§ **Recorded information**

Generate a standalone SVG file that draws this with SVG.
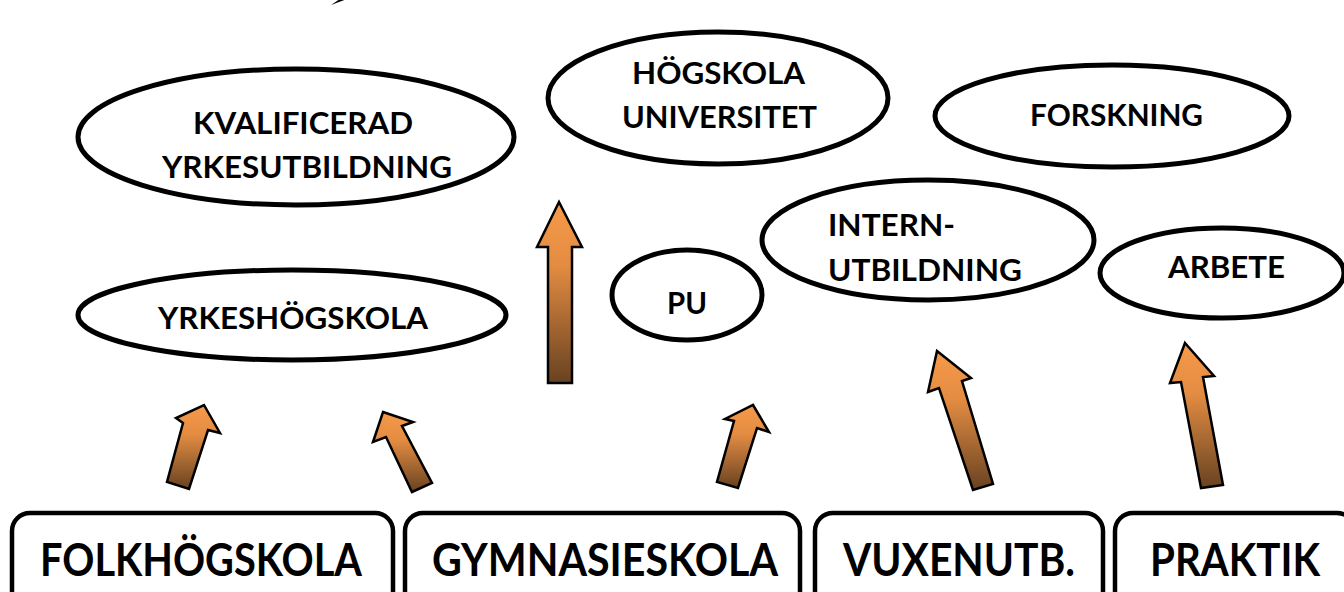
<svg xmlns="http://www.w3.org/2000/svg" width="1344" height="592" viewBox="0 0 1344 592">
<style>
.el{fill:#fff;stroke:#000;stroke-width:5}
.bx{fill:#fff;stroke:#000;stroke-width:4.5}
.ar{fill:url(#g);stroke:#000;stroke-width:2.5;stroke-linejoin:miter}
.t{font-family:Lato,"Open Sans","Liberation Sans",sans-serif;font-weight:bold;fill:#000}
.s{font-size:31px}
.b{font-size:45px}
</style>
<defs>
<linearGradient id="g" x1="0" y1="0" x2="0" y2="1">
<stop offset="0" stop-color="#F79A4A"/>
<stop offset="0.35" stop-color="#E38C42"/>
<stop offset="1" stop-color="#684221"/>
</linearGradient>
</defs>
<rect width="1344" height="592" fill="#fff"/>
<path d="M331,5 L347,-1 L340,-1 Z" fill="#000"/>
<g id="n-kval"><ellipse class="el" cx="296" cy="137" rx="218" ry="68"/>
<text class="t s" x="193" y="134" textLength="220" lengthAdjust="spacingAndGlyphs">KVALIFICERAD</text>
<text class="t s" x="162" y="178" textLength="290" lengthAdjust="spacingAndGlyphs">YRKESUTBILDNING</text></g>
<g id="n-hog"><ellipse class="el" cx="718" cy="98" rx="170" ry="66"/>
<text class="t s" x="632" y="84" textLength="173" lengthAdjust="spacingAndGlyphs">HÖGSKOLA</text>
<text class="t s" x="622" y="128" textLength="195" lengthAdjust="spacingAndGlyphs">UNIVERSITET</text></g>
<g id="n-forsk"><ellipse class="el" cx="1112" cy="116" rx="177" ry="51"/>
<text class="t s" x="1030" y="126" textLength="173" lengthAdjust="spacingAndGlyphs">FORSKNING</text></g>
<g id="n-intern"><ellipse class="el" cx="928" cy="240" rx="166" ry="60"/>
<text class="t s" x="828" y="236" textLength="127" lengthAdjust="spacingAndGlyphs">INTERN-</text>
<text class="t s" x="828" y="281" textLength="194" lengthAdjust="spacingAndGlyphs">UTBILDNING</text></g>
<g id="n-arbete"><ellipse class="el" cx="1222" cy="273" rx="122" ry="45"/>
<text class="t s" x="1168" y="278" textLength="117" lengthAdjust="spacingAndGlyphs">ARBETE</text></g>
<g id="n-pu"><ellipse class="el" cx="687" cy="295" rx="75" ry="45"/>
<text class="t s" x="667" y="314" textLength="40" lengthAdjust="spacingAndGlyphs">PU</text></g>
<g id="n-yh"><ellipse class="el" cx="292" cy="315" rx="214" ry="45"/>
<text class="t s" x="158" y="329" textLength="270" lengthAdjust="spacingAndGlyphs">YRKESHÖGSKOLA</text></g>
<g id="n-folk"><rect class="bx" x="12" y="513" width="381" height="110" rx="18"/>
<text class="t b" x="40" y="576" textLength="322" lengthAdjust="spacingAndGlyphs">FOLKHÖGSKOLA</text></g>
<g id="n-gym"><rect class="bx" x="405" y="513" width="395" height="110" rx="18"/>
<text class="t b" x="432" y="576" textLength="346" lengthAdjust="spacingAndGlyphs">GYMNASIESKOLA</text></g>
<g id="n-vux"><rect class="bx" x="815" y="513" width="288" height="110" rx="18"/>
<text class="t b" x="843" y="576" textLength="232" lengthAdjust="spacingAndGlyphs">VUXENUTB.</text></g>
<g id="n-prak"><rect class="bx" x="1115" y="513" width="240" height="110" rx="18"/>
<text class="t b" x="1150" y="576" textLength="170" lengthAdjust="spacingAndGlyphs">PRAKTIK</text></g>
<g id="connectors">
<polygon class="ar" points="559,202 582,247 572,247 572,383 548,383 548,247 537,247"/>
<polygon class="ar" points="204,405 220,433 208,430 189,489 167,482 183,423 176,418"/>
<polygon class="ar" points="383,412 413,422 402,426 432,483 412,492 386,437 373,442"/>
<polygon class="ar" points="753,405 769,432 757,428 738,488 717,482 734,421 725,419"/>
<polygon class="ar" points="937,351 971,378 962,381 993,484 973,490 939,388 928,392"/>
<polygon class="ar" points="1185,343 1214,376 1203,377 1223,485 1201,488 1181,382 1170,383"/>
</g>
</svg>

§ **Task prompt**
Output an exact copy of the material, with the pictures removed.

§ **Complete output**
Generate a standalone SVG file that draws this with SVG.
<svg xmlns="http://www.w3.org/2000/svg" width="1344" height="592" viewBox="0 0 1344 592">
<style>
.el{fill:#fff;stroke:#000;stroke-width:5}
.bx{fill:#fff;stroke:#000;stroke-width:4.5}
.ar{fill:url(#g);stroke:#000;stroke-width:2.5;stroke-linejoin:miter}
.t{font-family:Lato,"Open Sans","Liberation Sans",sans-serif;font-weight:bold;fill:#000}
.s{font-size:31px}
.b{font-size:45px}
</style>
<defs>
<linearGradient id="g" x1="0" y1="0" x2="0" y2="1">
<stop offset="0" stop-color="#F79A4A"/>
<stop offset="0.35" stop-color="#E38C42"/>
<stop offset="1" stop-color="#684221"/>
</linearGradient>
</defs>
<rect width="1344" height="592" fill="#fff"/>
<path d="M331,5 L347,-1 L340,-1 Z" fill="#000"/>
<g id="n-kval"><ellipse class="el" cx="296" cy="137" rx="218" ry="68"/>
<text class="t s" x="193" y="134" textLength="220" lengthAdjust="spacingAndGlyphs">KVALIFICERAD</text>
<text class="t s" x="162" y="178" textLength="290" lengthAdjust="spacingAndGlyphs">YRKESUTBILDNING</text></g>
<g id="n-hog"><ellipse class="el" cx="718" cy="98" rx="170" ry="66"/>
<text class="t s" x="632" y="84" textLength="173" lengthAdjust="spacingAndGlyphs">HÖGSKOLA</text>
<text class="t s" x="622" y="128" textLength="195" lengthAdjust="spacingAndGlyphs">UNIVERSITET</text></g>
<g id="n-forsk"><ellipse class="el" cx="1112" cy="116" rx="177" ry="51"/>
<text class="t s" x="1030" y="126" textLength="173" lengthAdjust="spacingAndGlyphs">FORSKNING</text></g>
<g id="n-intern"><ellipse class="el" cx="928" cy="240" rx="166" ry="60"/>
<text class="t s" x="828" y="236" textLength="127" lengthAdjust="spacingAndGlyphs">INTERN-</text>
<text class="t s" x="828" y="281" textLength="194" lengthAdjust="spacingAndGlyphs">UTBILDNING</text></g>
<g id="n-arbete"><ellipse class="el" cx="1222" cy="273" rx="122" ry="45"/>
<text class="t s" x="1168" y="278" textLength="117" lengthAdjust="spacingAndGlyphs">ARBETE</text></g>
<g id="n-pu"><ellipse class="el" cx="687" cy="295" rx="75" ry="45"/>
<text class="t s" x="667" y="314" textLength="40" lengthAdjust="spacingAndGlyphs">PU</text></g>
<g id="n-yh"><ellipse class="el" cx="292" cy="315" rx="214" ry="45"/>
<text class="t s" x="158" y="329" textLength="270" lengthAdjust="spacingAndGlyphs">YRKESHÖGSKOLA</text></g>
<g id="n-folk"><rect class="bx" x="12" y="513" width="381" height="110" rx="18"/>
<text class="t b" x="40" y="576" textLength="322" lengthAdjust="spacingAndGlyphs">FOLKHÖGSKOLA</text></g>
<g id="n-gym"><rect class="bx" x="405" y="513" width="395" height="110" rx="18"/>
<text class="t b" x="432" y="576" textLength="346" lengthAdjust="spacingAndGlyphs">GYMNASIESKOLA</text></g>
<g id="n-vux"><rect class="bx" x="815" y="513" width="288" height="110" rx="18"/>
<text class="t b" x="843" y="576" textLength="232" lengthAdjust="spacingAndGlyphs">VUXENUTB.</text></g>
<g id="n-prak"><rect class="bx" x="1115" y="513" width="240" height="110" rx="18"/>
<text class="t b" x="1150" y="576" textLength="170" lengthAdjust="spacingAndGlyphs">PRAKTIK</text></g>
<g id="connectors">
<polygon class="ar" points="559,202 582,247 572,247 572,383 548,383 548,247 537,247"/>
<polygon class="ar" points="204,405 220,433 208,430 189,489 167,482 183,423 176,418"/>
<polygon class="ar" points="383,412 413,422 402,426 432,483 412,492 386,437 373,442"/>
<polygon class="ar" points="753,405 769,432 757,428 738,488 717,482 734,421 725,419"/>
<polygon class="ar" points="937,351 971,378 962,381 993,484 973,490 939,388 928,392"/>
<polygon class="ar" points="1185,343 1214,376 1203,377 1223,485 1201,488 1181,382 1170,383"/>
</g>
</svg>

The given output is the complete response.